This week I'm traveling to yet another writers' conference. But this time I'm not going for the purposes of selling a novel, promoting a novel, praying for an award or scouting for an agent. This time I'm going purely for information. Although there will be a few editors and agents, I won't be sitting in on their presentations. My focus will be the e-book publishers, authors and marketeers, in other words, the do-it-yourselfers who managed to climb out of the ashes of the print book decline and make a living.
It isn't easy making a living as a writer. The average income of a writer hovers somewhere around where it did 20 years ago, about $17,000 a year, not exactly the kind of salary that makes new college graduates line up for interviews. I did a little better than that in the days when advances were the norm and when I published regularly, one novel a year, occasionally, two. Naively, I assumed the golden years would last forever; I would continue to write books that merited good reviews and, in return, my publishers would accept everything I wrote, sign the contracts, and the checks, promote my books and ask for more.
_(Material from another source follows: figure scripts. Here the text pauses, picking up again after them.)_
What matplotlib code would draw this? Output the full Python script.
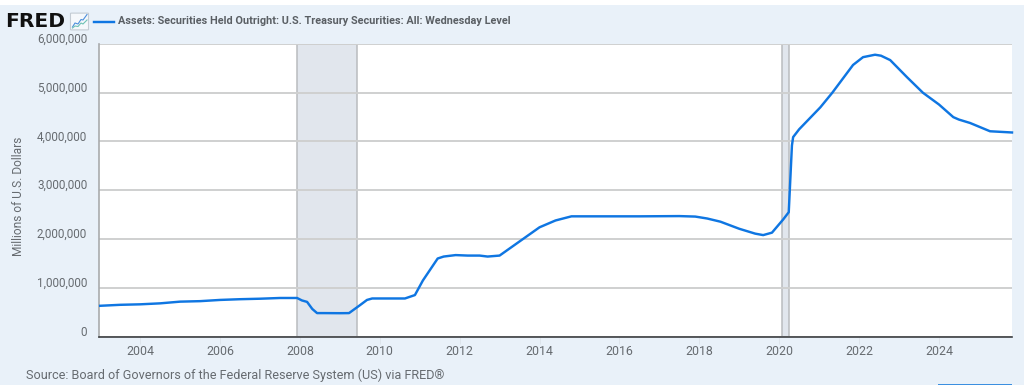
import matplotlib
matplotlib.use("Agg")
import matplotlib.pyplot as plt
from matplotlib.patches import FancyBboxPatch, Rectangle
from matplotlib.transforms import ScaledTranslation

plt.rcParams["font.family"] = ["Roboto", "DejaVu Sans"]

W, H = 1024, 385

years = [
    2003.0, 2003.25, 2003.5, 2004.0, 2004.5, 2005.0, 2005.5, 2006.0, 2006.5, 2007.0,
    2007.5, 2007.93, 2008.05, 2008.18, 2008.31, 2008.43, 2008.6, 2009.0, 2009.23, 2009.5,
    2009.68, 2009.81, 2010.2, 2010.63, 2010.88, 2011.08, 2011.45, 2011.6, 2011.9, 2012.2,
    2012.5, 2012.7, 2013.0, 2013.5, 2014.0, 2014.4, 2014.8, 2015.5, 2016.5, 2017.5,
    2017.9, 2018.2, 2018.53, 2019.0, 2019.4, 2019.6, 2019.82, 2020.1, 2020.24, 2020.32,
    2020.35, 2020.5, 2021.03, 2021.33, 2021.85, 2022.1, 2022.4, 2022.55, 2022.78, 2023.2,
    2023.6, 2024.0, 2024.36, 2024.5, 2024.78, 2025.28, 2025.5, 2025.83,
]
treasuries = [
    630000, 640000, 650000, 660000, 680000, 715000, 725000, 750000, 765000, 775000,
    790000, 790000, 740000, 710000, 565000, 480000, 480000, 478000, 480000, 640000,
    750000, 780000, 780000, 780000, 850000, 1150000, 1600000, 1640000, 1670000, 1660000,
    1660000, 1640000, 1660000, 1950000, 2240000, 2380000, 2465000, 2465000, 2465000, 2470000,
    2460000, 2420000, 2355000, 2210000, 2110000, 2080000, 2130000, 2400000, 2550000, 3920000,
    4090000, 4250000, 4700000, 5000000, 5570000, 5730000, 5780000, 5760000, 5670000, 5320000,
    5000000, 4760000, 4500000, 4450000, 4380000, 4210000, 4200000, 4185000,
]
recessions = [(2007.92, 2009.42), (2020.08, 2020.25)]
y_ticks = [0, 1000000, 2000000, 3000000, 4000000, 5000000, 6000000]
x_ticks = list(range(2004, 2025, 2))
series_name = "Assets: Securities Held Outright: U.S. Treasury Securities: All: Wednesday Level"
source = "Source: Board of Governors of the Federal Reserve System (US) via FRED®"

BG = "#e9f1f9"
LINE = "#0f76e2"
GRID = "#cfd0d0"
TXT = "#666b70"

fig = plt.figure(figsize=(W / 100, H / 100), dpi=100, facecolor=BG)

# white strip above the chart frame
fig.add_artist(Rectangle((0, 1 - 5 / H), 1, 5 / H, transform=fig.transFigure, color="white", lw=0))
# bit of a button cut off at the bottom right
fig.add_artist(Rectangle((938 / W, 0), 74 / W, 1.5 / H, transform=fig.transFigure, color="#3b8fe0", lw=0))

ax = fig.add_axes([99 / W, 1 - 336.5 / H, (1012 - 99) / W, (336.5 - 44) / H])
ax.set_facecolor("white")
ax.set_xlim(2002.97, 2025.83)
ax.set_ylim(0, 6000000)

for start, end in recessions:
    ax.axvspan(start, end, facecolor="#e1e6ed", edgecolor="#b9bcbf", lw=1.1, zorder=1)

ax.set_yticks(y_ticks)
ax.set_yticklabels(["0"] + [f"{v:,}" for v in y_ticks[1:]])
ax.set_xticks(x_ticks)
ax.grid(axis="y", color=GRID, lw=1.4, zorder=2)
ax.plot(years, treasuries, color=LINE, lw=1.75, solid_joinstyle="round", zorder=3, clip_on=False)

ax.tick_params(axis="y", length=0, pad=8.5, labelsize=8.4, labelcolor=TXT)
ax.tick_params(axis="x", length=5, width=0.6, color="#dde3ea", pad=1, labelsize=8.9, labelcolor=TXT)
# FRED sets its y labels just above the grid lines
for lbl in ax.get_yticklabels():
    lbl.set_verticalalignment("bottom")
    lbl.set_transform(lbl.get_transform() + ScaledTranslation(0, -2 / 100, fig.dpi_scale_trans))
ax.set_ylabel("Millions of U.S. Dollars", fontsize=8.6, color=TXT)
ax.yaxis.set_label_coords((25 - 99) / (1012 - 99), 0.48)

for side in ["top", "right"]:
    ax.spines[side].set_visible(False)
ax.spines["left"].set_color("#a9abad")
ax.spines["left"].set_linewidth(1.2)
ax.spines["bottom"].set_color("#3d3f42")
ax.spines["bottom"].set_linewidth(1.2)
ax.spines["bottom"].set_zorder(5)

# header: logo, graph icon, legend entry
fig.text(5 / W, 1 - 21.5 / H, "FRED", fontsize=14.6, fontweight="bold", family="DejaVu Sans", color="#111111", va="center", ha="left")
fig.add_artist(FancyBboxPatch((71.5 / W, 1 - 29.5 / H), 16 / W, 16 / H, boxstyle="round,pad=0.001",
                              transform=fig.transFigure, fc="#f5f8fb", ec="#c4ccd4", lw=0.8))
icon_x = [72.5, 75, 78, 81, 83, 87]
icon_a = [27, 23, 24, 19.5, 20, 14.5]
icon_b = [28, 26, 26.5, 23, 24, 20]
fig.add_artist(plt.Line2D([v / W for v in icon_x], [1 - v / H for v in icon_a], color="#4d8fdc", lw=0.8))
fig.add_artist(plt.Line2D([v / W for v in icon_x], [1 - v / H for v in icon_b], color="#6fc2b5", lw=0.8))

fig.add_artist(plt.Line2D([94 / W, 113.5 / W], [1 - 22 / H, 1 - 22 / H], color=LINE, lw=1.75))
fig.text(118 / W, 1 - 21 / H, series_name, fontsize=7.85, fontweight="bold", color="#5a5f64", va="center", ha="left")

fig.text(26 / W, 1 - 375.5 / H, source, fontsize=9.05, color=TXT, va="center", ha="left")

fig.savefig("out.png", dpi=100, facecolor=fig.get_facecolor())
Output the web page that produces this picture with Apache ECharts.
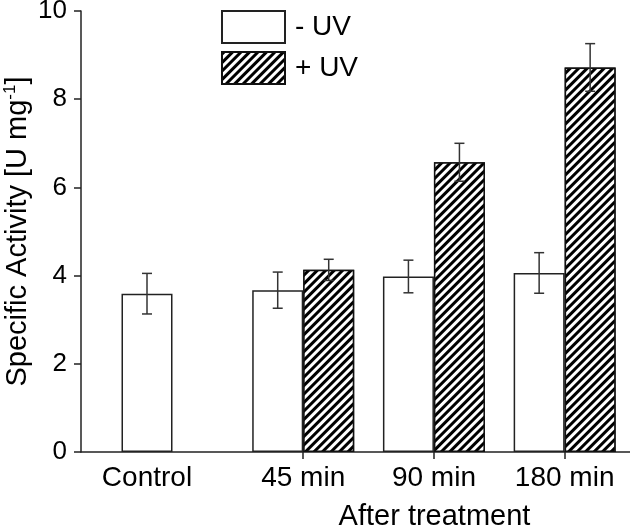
<!DOCTYPE html>
<html>
<head>
<meta charset="utf-8">
<script src="https://cdn.jsdelivr.net/npm/echarts@6/dist/echarts.min.js"></script>
<style>html,body{margin:0;padding:0;background:#fff}#c{width:630px;height:527px}</style>
</head>
<body>
<div id="c"></div>
<script>
var categories = ['Control', '45 min', '90 min', '180 min'];
var seriesNames = ['- UV', '+ UV'];
var minusUV = [3.59, 3.67, 3.98, 4.06];
var minusUVErr = [0.46, 0.41, 0.37, 0.46];
var plusUV = [null, 4.13, 6.57, 8.72];
var plusUVErr = [null, 0.24, 0.43, 0.54];
var yTicks = [0, 2, 4, 6, 8, 10];
var xAxisTitle = 'After treatment';

var FONT = 'Liberation Sans, Arial, sans-serif';
var BAR_W = 51;
var X_MIN = -0.7, X_MAX = 3.5, GRID_LEFT = 81, GRID_RIGHT = 0, W = 630;
var unitPx = (W - GRID_LEFT - GRID_RIGHT) / (X_MAX - X_MIN);
// Control has only the "- UV" bar: its label sits under that bar's centre
var labelPositions = categories.map(function (c, i) {
  return plusUV[i] === null ? i - (BAR_W / 2) / unitPx : i;
});
var tickPositions = categories.map(function (c, i) { return i; }).filter(function (i) { return plusUV[i] !== null; });

function pairs(vals) {
  var out = [];
  vals.forEach(function (v, i) { if (v !== null) out.push([i, v]); });
  return out;
}
function errData(vals, errs) {
  var out = [];
  vals.forEach(function (v, i) { if (v !== null) out.push([i, v - errs[i], v + errs[i]]); });
  return out;
}
function errRender(side) {
  return function (params, api) {
    var x = api.value(0);
    var lo = api.coord([x, api.value(1)]);
    var hi = api.coord([x, api.value(2)]);
    var cx = lo[0] + side * BAR_W / 2;
    var cap = 5;
    var st = { stroke: '#333', lineWidth: 1.5 };
    return { type: 'group', children: [
      { type: 'line', shape: { x1: cx, y1: lo[1], x2: cx, y2: hi[1] }, style: st },
      { type: 'line', shape: { x1: cx - cap, y1: lo[1], x2: cx + cap, y2: lo[1] }, style: st },
      { type: 'line', shape: { x1: cx - cap, y1: hi[1], x2: cx + cap, y2: hi[1] }, style: st }
    ]};
  };
}

var chart = echarts.init(document.getElementById('c'), null, { renderer: 'canvas' });
chart.setOption({
  animation: false,
  backgroundColor: '#fff',
  textStyle: { fontFamily: FONT },
  grid: { left: GRID_LEFT, right: GRID_RIGHT, top: 11, bottom: 75, containLabel: false, outerBoundsMode: 'none' },
  legend: {
    orient: 'vertical', left: 221, top: 10, padding: 0,
    icon: 'rect',
    itemWidth: 63, itemHeight: 32, itemGap: 7,
    data: seriesNames,
    textStyle: { fontSize: 28, color: '#000', fontFamily: FONT, padding: [0, 0, 0, 5] }
  },
  xAxis: {
    type: 'value', min: X_MIN, max: X_MAX,
    splitLine: { show: false },
    axisLine: { show: true, onZero: false, lineStyle: { color: '#222', width: 1.5 } },
    axisTick: { show: true, length: 7, customValues: tickPositions, lineStyle: { color: '#222', width: 1.5 } },
    axisLabel: {
      customValues: labelPositions, margin: 12, fontSize: 28, color: '#000', fontFamily: FONT,
      formatter: function (v) {
        var best = 0;
        labelPositions.forEach(function (p, i) { if (Math.abs(p - v) < Math.abs(labelPositions[best] - v)) best = i; });
        return categories[best];
      }
    },
    name: xAxisTitle, nameLocation: 'middle', nameGap: 50, nameMoveOverlap: false,
    nameTextStyle: { fontSize: 29, color: '#000', fontFamily: FONT, padding: [0, 0, 0, 158] }
  },
  yAxis: {
    type: 'value', min: yTicks[0], max: yTicks[yTicks.length - 1], interval: 2,
    splitLine: { show: false },
    axisLine: { show: true, onZero: false, lineStyle: { color: '#222', width: 1.5 } },
    axisTick: { show: true, length: 7, lineStyle: { color: '#222', width: 1.5 } },
    axisLabel: { margin: 14, fontSize: 26, color: '#000', fontFamily: FONT },
    name: 'Specific Activity [U mg{sup|-1}]', nameLocation: 'middle', nameGap: 48, nameRotate: 90,
    nameMoveOverlap: false,
    nameTextStyle: {
      fontSize: 29, color: '#000', fontFamily: FONT,
      rich: { sup: { fontSize: 17, verticalAlign: 'top', padding: [0, 0, 14, 0], color: '#000', fontFamily: FONT } }
    }
  },
  series: [
    {
      name: seriesNames[0], type: 'bar', barWidth: BAR_W, barGap: '0%',
      data: pairs(minusUV),
      itemStyle: { color: '#fff', borderColor: '#222', borderWidth: 1.5 }
    },
    {
      name: seriesNames[1], type: 'bar', barWidth: BAR_W, barGap: '0%',
      data: pairs(plusUV),
      itemStyle: {
        color: '#fff', borderColor: '#111', borderWidth: 1.5,
        decal: { symbol: 'rect', color: '#000', backgroundColor: '#fff', dashArrayX: [[1, 0]], dashArrayY: [2.2, 2.8], rotation: -Math.PI / 4, symbolSize: 1 }
      }
    },
    {
      type: 'custom', name: 'errMinus', renderItem: errRender(-1),
      data: errData(minusUV, minusUVErr), encode: { x: 0, y: [1, 2] }, z: 5, silent: true
    },
    {
      type: 'custom', name: 'errPlus', renderItem: errRender(1),
      data: errData(plusUV, plusUVErr), encode: { x: 0, y: [1, 2] }, z: 5, silent: true
    }
  ]
});
</script>
</body>
</html>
That didn't happen. Publishing houses merged, editors were fired and authors, even those who had at some point in their careers achieved bestseller status, were released when their contracts came up for renewal. It happens to the best of us. Sales are everything. When publishers tighten their belts, shelf space is at a premium. An author is only as valuable as her last few books. Writing may be an art, but publishing is a business and unless an author wants to write without selling, she must embrace a new marketing plan. Hence, those of us who cherish our privacy like priceless jewels, who take deep breaths and give ourselves encouraging pep talks in front of the mirror before every social event, find that we must now not only write, edit and publish our books, we must develop an online presence in order to sell them as well.
I'm not enjoying that part at all. I do like Facebook. I enjoy keeping up with my friends, reading their congratulations in good times and their commiserations when times aren't quite so good. I love the photos, the recommendations, the recipes, the travel suggestions. But I don't love mentioning my books. Maybe it's because my late father once told me that business and friendships aren't a good mix. He was right about most things so I assume he was probably right about that, too. All of which is why I'm heading off to Florida for the Novelists' Inc. Conference to figure out a way to develop that online presence everyone keeps talking about, the one that will develop business relationships, sell my books and not presume upon my friends. No wonder I'm breathing deeply and talking to myself in front of the mirror.